• _DIRECTIONS FOR THIS TASK_: Nothing but the lines from the top of the data to the line holding "const FLOOR = 1e-6;" should be printed, word for word and both ends included; leave the pictures out.

• _COLLECTED DATA_:
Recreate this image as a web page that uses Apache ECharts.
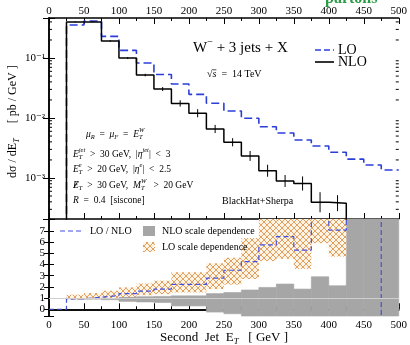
<!DOCTYPE html>
<html>
<head>
<meta charset="utf-8">
<script src="https://cdn.jsdelivr.net/npm/echarts@6/dist/echarts.min.js"></script>
<style>
  html, body { margin: 0; padding: 0; background: #fff; }
  #main { width: 410px; height: 345px; }
</style>
</head>
<body>
<div id="main"></div>
<script>
// histogram bins are 25 GeV wide
const BIN = 25;
// LO and NLO cross sections, pb/GeV, bins from 25 GeV
const loXsec = [0.355, 0.415, 0.230, 0.134, 0.0826, 0.0531, 0.0369, 0.0248, 0.0176, 0.0131,
  0.00989, 0.00716, 0.00562, 0.0043, 0.00341, 0.00268, 0.00206, 0.00165, 0.00136];
const nloXsec = [0.40, 0.40, 0.192, 0.100, 0.052, 0.0304, 0.0175, 0.0120, 0.00656, 0.00394,
  0.00233, 0.00132, 0.00089, 0.00081, 0.000394, 0.00038];
// relative statistical error of NLO
const nloErr = [0.02, 0.02, 0.03, 0.04, 0.05, 0.08, 0.13, 0.17, 0.17, 0.17,
  0.21, 0.26, 0.26, 0.31, 0.47, 0.36];
// ratio panel, bins from 0 GeV (20 = off scale above, -20 = off scale below)
const ratioLoNlo = [0, 0.92, 1.08, 1.22, 1.4, 1.62, 1.8, 2.22, 2.22, 2.77, 3.48, 4.25,
  5.74, 6.48, 5.28, 8.6, 7.05, 20, 20, -20];
// NLO scale band, bins from 25 GeV
const nloBandLow = [0.92, 0.9, 0.85, 0.7, 0.65, 0.6, 0.3, 0.3, -0.25, -0.4, -1, -1, -1, -1, -1, -1, -1, -1, -1];
const nloBandHigh = [1.08, 1.1, 1.1, 1.1, 1.12, 1.15, 1.2, 1.2, 1.4, 1.5, 1.72, 1.95, 2.25, 1.8, 2.9, 2.1, 9, 9, 9];
// LO scale band, bins from 25 GeV
const loBandLow = [0.85, 0.9, 1.0, 1.1, 1.25, 1.35, 1.5, 1.5, 1.8, 2.2, 2.7, 4.3, 4.5, 3.6, 5.9, 4.7];
const loBandHigh = [1.3, 1.45, 1.65, 1.95, 2.3, 2.55, 3.3, 3.3, 4.1, 4.6, 6.35, 9, 9, 9, 9, 9];

const SERIF = '"Liberation Serif", "DejaVu Serif", serif';
const FLOOR = 1e-6;

function steps(from, vals, rise, drop) {
  const pts = [];
  if (rise) pts.push([from, FLOOR]);
  vals.forEach((v, i) => {
    pts.push([from + i * BIN, v]);
    pts.push([from + (i + 1) * BIN, v]);
  });
  if (drop) pts.push([from + vals.length * BIN, FLOOR]);
  return pts;
}

function bands(from, low, high) {
  return low.map((l, i) => [from + i * BIN, from + (i + 1) * BIN, l, high[i]]);
}

function hatch() {
  const c = document.createElement('canvas');
  c.width = 6; c.height = 6;
  const g = c.getContext('2d');
  g.fillStyle = '#fff3e4';
  g.fillRect(0, 0, 6, 6);
  g.strokeStyle = '#e0a062';
  g.lineWidth = 1;
  g.beginPath();
  g.moveTo(0, 0); g.lineTo(6, 6);
  g.moveTo(6, 0); g.lineTo(0, 6);
  g.stroke();
  return c;
}
const hatchFill = { image: hatch(), repeat: 'repeat' };

function bandItem(fill, stroke) {
  return function (params, api) {
    const a = api.coord([api.value(0), api.value(3)]);
    const b = api.coord([api.value(1), api.value(2)]);
    const cs = params.coordSys;
    const shape = echarts.graphic.clipRectByRect(
      { x: a[0], y: a[1], width: b[0] - a[0], height: b[1] - a[1] },
      { x: cs.x, y: cs.y, width: cs.width, height: cs.height });
    if (!shape) return null;
    return { type: 'rect', shape: shape, style: { fill: fill, stroke: stroke, lineWidth: stroke ? 0.6 : 0 } };
  };
}

// text with sub/superscripts
const mctx = document.createElement('canvas').getContext('2d');
function fontOf(size, italic, bold) {
  return (italic ? 'italic ' : '') + (bold ? 'bold ' : '') + size + 'px ' + SERIF;
}
function tw(t, font) { mctx.font = font; return mctx.measureText(t).width; }
function mathText(x, y, size, parts, color) {
  color = color || '#000';
  const out = [];
  let cx = x;
  const put = (t, s, it, dy) => {
    const f = fontOf(s, it);
    out.push({ type: 'text', x: cx, y: y + dy, style: {
      text: t, font: f, fill: color, textAlign: 'left', textVerticalAlign: 'middle' } });
    return tw(t, f);
  };
  parts.forEach(p => {
    if (typeof p === 'string') { cx += put(p, size, false, 0); return; }
    const x0 = cx;
    const w = put(p.t, size, !!p.it, 0);
    if (p.slash) out.push({ type: 'line', shape: { x1: x0 + w * 0.15, y1: y + size * 0.32, x2: x0 + w * 0.85, y2: y - size * 0.42 },
      style: { stroke: color, lineWidth: 0.8 } });
    if (p.bar) out.push({ type: 'line', shape: { x1: x0, y1: y - size * 0.42, x2: x0 + w, y2: y - size * 0.42 },
      style: { stroke: color, lineWidth: 0.7 } });
    cx += w;
    let adv = 0;
    const s2 = size * 0.68;
    if (p.sub) adv = Math.max(adv, put(p.sub, s2, true, size * 0.32));
    if (p.sup) adv = Math.max(adv, put(p.sup, s2, !p.supUp, -size * 0.4));
    cx += adv;
  });
  return out;
}

const supMap = { '-': '\u207b', '0': '\u2070', '1': '\u00b9', '2': '\u00b2', '3': '\u00b3', '4': '\u2074' };
function logLabel(v) {
  const e = Math.log10(v);
  if (Math.abs(e - Math.round(e)) > 1e-6) return '';
  return '10' + String(Math.round(e)).split('').map(c => supMap[c]).join('');
}

// minor ticks of the log axis (2..9 in each decade)
const logMinor = [];
for (let n = -4; n <= -1; n++) {
  for (let k = 2; k <= 9; k++) {
    const v = k * Math.pow(10, n);
    if (v > 2.07e-4 && v < 0.465) logMinor.push([0, v]);
  }
}

const chart = echarts.init(document.getElementById('main'));

const frame = { lineStyle: { color: '#000', width: 1.5 } };
const label = { color: '#000', fontFamily: SERIF, fontSize: 11 };

function xAx(grid, pos, showLabel, showTick) {
  return {
    type: 'value', gridIndex: grid, position: pos, min: 0, max: 500, interval: 50,
    axisLine: frame,
    axisTick: { show: showTick, inside: true, length: 6, lineStyle: { color: '#000', width: 1 } },
    minorTick: { show: showTick, splitNumber: 2, length: 3, lineStyle: { color: '#000', width: 1 } },
    axisLabel: { show: showLabel, margin: pos === 'top' ? 1 : 4, ...label },
    splitLine: { show: false }
  };
}
function logAx(pos, showLabel) {
  return {
    type: 'log', gridIndex: 0, position: pos, logBase: 10, min: 2.07e-4, max: 0.465,
    axisLine: frame,
    axisTick: { inside: true, length: 6, lineStyle: { color: '#000', width: 1 } },
    axisLabel: { show: showLabel, margin: 4, formatter: logLabel, ...label },
    splitLine: { show: false }
  };
}
function ratioAx(pos, showLabel) {
  return {
    type: 'value', gridIndex: 1, position: pos, min: -0.6, max: 8.05, minInterval: 1, maxInterval: 1,
    axisLine: frame,
    axisTick: { inside: true, length: 5, lineStyle: { color: '#000', width: 1 } },
    axisLabel: { show: showLabel, margin: 4, ...label,
      formatter: v => (Math.abs(v - Math.round(v)) < 1e-6 && v >= 0 && v <= 7) ? String(Math.round(v)) : '' },
    splitLine: { show: false }
  };
}

const graphics = [].concat(
  [{ type: 'text', x: 325, y: -1, style: { text: 'partons', font: fontOf(16, false, true), fill: '#2a9a44',
    textAlign: 'left', textVerticalAlign: 'middle' } }],
  mathText(193, 48.5, 15, [{ t: 'W', sup: '\u2212', supUp: true }, ' + 3 jets + X']),
  mathText(207, 74, 10, ['\u221a', { t: 's', it: true, bar: true }, '  =  14 TeV']),
  [
    { type: 'line', shape: { x1: 315, y1: 50, x2: 334, y2: 50 }, style: { stroke: '#2b3fd6', lineWidth: 1.6, lineDash: [6, 3] } },
    { type: 'line', shape: { x1: 315, y1: 62, x2: 334, y2: 62 }, style: { stroke: '#000', lineWidth: 1.6 } }
  ],
  mathText(338, 50.5, 14, ['LO']),
  mathText(338, 62.5, 14, ['NLO']),
  mathText(86, 134, 9.5, [{ t: '\u03bc', it: true, sub: 'R' }, '  =  ', { t: '\u03bc', it: true, sub: 'F' }, '  =  ', { t: 'E', it: true, sub: 'T', sup: 'W' }]),
  mathText(73, 154, 9.5, [{ t: 'E', it: true, sub: 'T', sup: 'jet' }, '  >  30 GeV,  |', { t: '\u03b7', it: true, sup: 'jet' }, '|  <  3']),
  mathText(73, 169.5, 9.5, [{ t: 'E', it: true, sub: 'T', sup: 'e' }, '  >  20 GeV,  |', { t: '\u03b7', it: true, sup: 'e' }, '|  <  2.5']),
  mathText(73, 185, 9.5, [{ t: 'E', it: true, sub: 'T', slash: true }, '  >  30 GeV,  ', { t: 'M', it: true, sub: 'T', sup: 'W' }, '   >  20 GeV']),
  mathText(73, 200, 9.5, [{ t: 'R', it: true }, '  =  0.4  [siscone]']),
  mathText(222, 201, 10, ['BlackHat+Sherpa']),
  [
    { type: 'line', shape: { x1: 60, y1: 231, x2: 83, y2: 231 }, style: { stroke: '#4450dc', lineWidth: 1.2, lineDash: [5, 3] } },
    { type: 'rect', shape: { x: 143, y: 226, width: 12, height: 10 }, style: { fill: '#a6a6a6' } },
    { type: 'rect', shape: { x: 143, y: 242, width: 12, height: 10 }, style: { fill: hatchFill } }
  ],
  mathText(90, 231, 10, ['LO / NLO']),
  mathText(162, 231, 10, ['NLO scale dependence']),
  mathText(162, 247, 10, ['LO scale dependence']),
  mathText(160, 338, 13, ['Second  Jet  ', { t: 'E', sub: 'T' }, '   [ GeV ]']),
  [{ type: 'group', x: 13, y: 178, rotation: Math.PI / 2,
    children: mathText(0, 0, 12, ['d\u03c3 / dE', { t: '', sub: 'T' }, '     [ pb / GeV ]']) }]
);

chart.setOption({
  animation: false,
  backgroundColor: '#fff',
  grid: [
    { left: 49, top: 18, width: 352, height: 201 },
    { left: 49, top: 219, width: 352, height: 97 }
  ],
  xAxis: [xAx(0, 'top', true, true), xAx(0, 'bottom', false, true), xAx(1, 'bottom', true, true), xAx(1, 'top', false, false)],
  yAxis: [logAx('left', true), logAx('right', false), ratioAx('left', true), ratioAx('right', false)],
  graphic: graphics.map(g => Object.assign({ z: 100, silent: true }, g)),
  series: [
    {
      type: 'custom', xAxisIndex: 0, yAxisIndex: 0, data: logMinor, z: 5, silent: true,
      encode: { x: 0, y: 1 },
      renderItem: (params, api) => {
        const y = api.coord([0, api.value(1)])[1];
        const cs = params.coordSys;
        return { type: 'group', children: [
          { type: 'line', shape: { x1: cs.x, y1: y, x2: cs.x + 3, y2: y }, style: { stroke: '#000', lineWidth: 1 } },
          { type: 'line', shape: { x1: cs.x + cs.width - 3, y1: y, x2: cs.x + cs.width, y2: y }, style: { stroke: '#000', lineWidth: 1 } }
        ] };
      }
    },
    {
      name: 'LO', type: 'line', xAxisIndex: 0, yAxisIndex: 0, data: steps(25, loXsec, true, false),
      symbol: 'none', z: 3, lineStyle: { color: '#2b3fd6', width: 1.6, type: [8, 4] }
    },
    {
      name: 'NLO', type: 'line', xAxisIndex: 0, yAxisIndex: 0, data: steps(25, nloXsec, true, true),
      symbol: 'none', z: 4, lineStyle: { color: '#000', width: 1.5 }
    },
    {
      type: 'custom', xAxisIndex: 0, yAxisIndex: 0, z: 4, silent: true,
      data: nloXsec.map((v, i) => [25 + (i + 0.5) * BIN, v, v / (1 + nloErr[i]), v * (1 + nloErr[i])]),
      encode: { x: 0, y: 1 },
      renderItem: (params, api) => {
        const a = api.coord([api.value(0), api.value(3)]);
        const b = api.coord([api.value(0), api.value(2)]);
        return { type: 'line', shape: { x1: a[0], y1: a[1], x2: b[0], y2: b[1] }, style: { stroke: '#000', lineWidth: 1 } };
      }
    },
    {
      type: 'custom', xAxisIndex: 2, yAxisIndex: 2, z: 1, silent: true,
      data: bands(25, nloBandLow, nloBandHigh), encode: { x: [0, 1], y: [2, 3] },
      renderItem: bandItem('#a6a6a6', '#a6a6a6'),
      markLine: { silent: true, symbol: 'none', label: { show: false },
        lineStyle: { color: '#cfcfcf', width: 1, type: 'solid' }, data: [{ yAxis: 1 }] }
    },
    {
      type: 'custom', xAxisIndex: 2, yAxisIndex: 2, z: 2, silent: true,
      data: bands(25, loBandLow, loBandHigh), encode: { x: [0, 1], y: [2, 3] },
      renderItem: bandItem(hatchFill, null)
    },
    {
      name: 'LO / NLO', type: 'line', xAxisIndex: 2, yAxisIndex: 2, data: steps(0, ratioLoNlo, false, false),
      symbol: 'none', z: 3, lineStyle: { color: '#4450dc', width: 1.2, type: [5, 3] }
    }
  ]
});
</script>
</body>
</html>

• _COMPLETED EXERCISE_:
Recreate this image as a web page that uses Apache ECharts.
<!DOCTYPE html>
<html>
<head>
<meta charset="utf-8">
<script src="https://cdn.jsdelivr.net/npm/echarts@6/dist/echarts.min.js"></script>
<style>
  html, body { margin: 0; padding: 0; background: #fff; }
  #main { width: 410px; height: 345px; }
</style>
</head>
<body>
<div id="main"></div>
<script>
// histogram bins are 25 GeV wide
const BIN = 25;
// LO and NLO cross sections, pb/GeV, bins from 25 GeV
const loXsec = [0.355, 0.415, 0.230, 0.134, 0.0826, 0.0531, 0.0369, 0.0248, 0.0176, 0.0131,
  0.00989, 0.00716, 0.00562, 0.0043, 0.00341, 0.00268, 0.00206, 0.00165, 0.00136];
const nloXsec = [0.40, 0.40, 0.192, 0.100, 0.052, 0.0304, 0.0175, 0.0120, 0.00656, 0.00394,
  0.00233, 0.00132, 0.00089, 0.00081, 0.000394, 0.00038];
// relative statistical error of NLO
const nloErr = [0.02, 0.02, 0.03, 0.04, 0.05, 0.08, 0.13, 0.17, 0.17, 0.17,
  0.21, 0.26, 0.26, 0.31, 0.47, 0.36];
// ratio panel, bins from 0 GeV (20 = off scale above, -20 = off scale below)
const ratioLoNlo = [0, 0.92, 1.08, 1.22, 1.4, 1.62, 1.8, 2.22, 2.22, 2.77, 3.48, 4.25,
  5.74, 6.48, 5.28, 8.6, 7.05, 20, 20, -20];
// NLO scale band, bins from 25 GeV
const nloBandLow = [0.92, 0.9, 0.85, 0.7, 0.65, 0.6, 0.3, 0.3, -0.25, -0.4, -1, -1, -1, -1, -1, -1, -1, -1, -1];
const nloBandHigh = [1.08, 1.1, 1.1, 1.1, 1.12, 1.15, 1.2, 1.2, 1.4, 1.5, 1.72, 1.95, 2.25, 1.8, 2.9, 2.1, 9, 9, 9];
// LO scale band, bins from 25 GeV
const loBandLow = [0.85, 0.9, 1.0, 1.1, 1.25, 1.35, 1.5, 1.5, 1.8, 2.2, 2.7, 4.3, 4.5, 3.6, 5.9, 4.7];
const loBandHigh = [1.3, 1.45, 1.65, 1.95, 2.3, 2.55, 3.3, 3.3, 4.1, 4.6, 6.35, 9, 9, 9, 9, 9];

const SERIF = '"Liberation Serif", "DejaVu Serif", serif';
const FLOOR = 1e-6;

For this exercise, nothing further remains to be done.